This article first appeared in Professional Adviser.
Training the next crop of financial advisers should be on the core agenda of any sustainable practice. This blog explores the options available.
The lack of young blood coming into the financial planning industry has been a growing concern for some time now.
Financial advice is still very much in the shadows as a career path, so a key conundrum for many IFA businesses is how to engage with younger people and help them see it as a prosperous and long-term career.
Overcoming this challenge will be essential for firms to be able to meet ever-increasing demand and develop their proposition to serve future generations.
Let’s start by looking at a couple of recruitment options.
Apprenticeship schemes
Employment schemes for younger people have always had their critics and probably always will. For financial advisers though, they present a vital opportunity to engage with younger people who want to find work within the industry.
Schemes typically last around two years and are available to anyone aged 16 or over. All employers have to do is pay a salary and, in return, they get a ready-made training plan and funding to cover professional qualifications.
There are a number of schemes out there, but ‘Skills Edge’ tends to be a good option for financial advisers.
Graduate schemes
Firms can also engage with universities in the local area to see if they run a graduate scheme. Even offering to get involved with careers fairs presents a perfect platform to promote the benefits of financial planning as a profession.
Anyone deciding to go down the graduate scheme route will be matched up with potential candidates to interview depending on the type of degree they’re studying for.
From there, you generally have free reign over what the placement should look like and whether you want to offer a full-time role at the end of it. Law, accounting and finance students tend to be the most common matches for IFA firms.
But getting trainees onto the payroll is only the first step. The real challenge is how to help promising individuals reach their full potential – and ensure they stick around.
There are four things to consider here:
1. Put trainees into a clients’ shoes
Most young financial advisers I speak with tell me they were drawn in by the potential to have a positive impact on peoples’ lives, so a great thing to do during a newcomer’s first week is to put them in a clients’ shoes.
Walk them through the advice process as if they were a new client and use tools such as cashflow modelling to illustrate how on track they are to meeting a particular savings objective – for example a summer holiday.

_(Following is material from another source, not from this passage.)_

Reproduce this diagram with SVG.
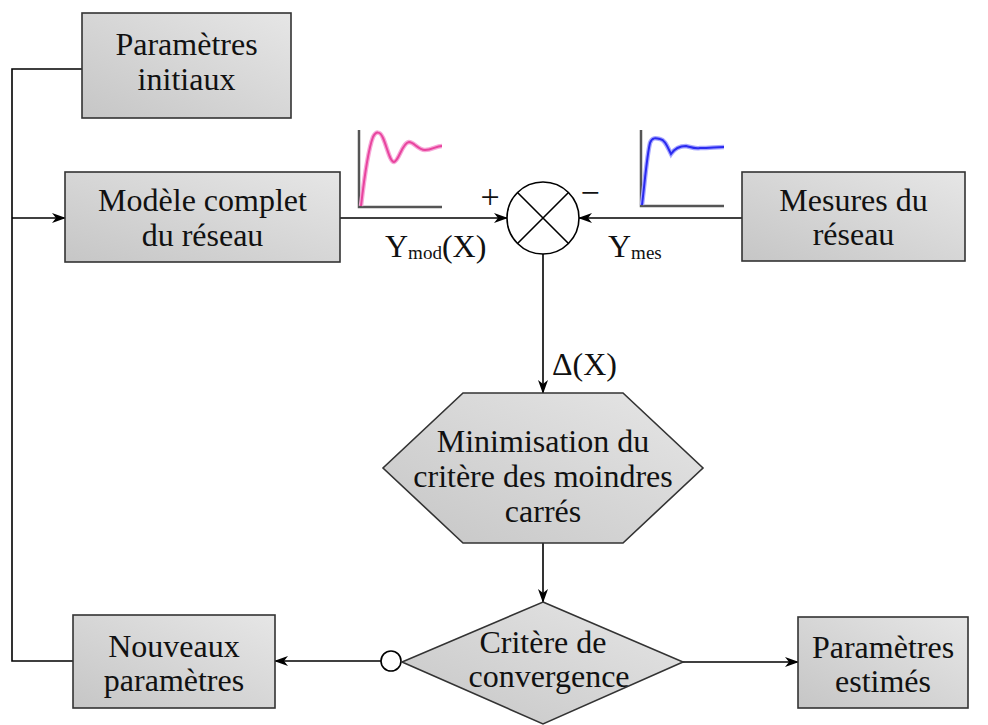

Helping trainees to visualise the impact of financial decisions in this way can be an extremely powerful means of demonstrating the importance of long-term saving (a notion many young people struggle to engage with) and how careful financial planning fits into the equation.
2. Devise a bullet-proof training programme
A clear structure of learning is crucial to providing the grounding that will help people progress into a long-term career.
This should cover everything from the basics – such as what is a pension and ISA – to time spent studying for professional qualifications. Setting out a week by week plan will help both you and your new employee stay on track.
Alongside their learning, you might also have trainees filling an administration role whereby they support a senior adviser. Getting first-hand experience of how experienced IFAs build relationships, making the complex digestible, and dealing with any objections from clients, makes a vital difference to someone trying to learn the ropes.
3. Get back in the office
Team Zoom calls simply can’t replicate the knowledge trainees gain by being sat in an office with experienced advisers. When everyone is comfortable, ensure your team comes together in the physical workplace at least once a week to support training and development.
Aside from the learning aspect, it’s also that bit more difficult for newcomers to feel part of the business and get a sense of what the culture and ethos is really about when everyone is working remotely. It’s often these ‘softer’ elements that are most likely to get people to stick around long-term.
4. Demonstrate career progression
If you see potential in someone and want them to stick around, then tell them. In the short term, you might commit to bumping a promising young trainee’s salary and giving them a new job title once they’ve completed their training.
Longer-term, if you think someone has the genuine potential to be a future leader in the business, then the onus is on you to show exactly how you foresee that progression taking place. When it comes down to it, if you’re upfront and keep your side of the bargain, then you’ll have loyal staff who’ll stay for the long haul.
For any adviser firm to truly thrive and remain sustainable over the long term, then seeking to find and train the advisers of tomorrow should form a core part of its business strategy.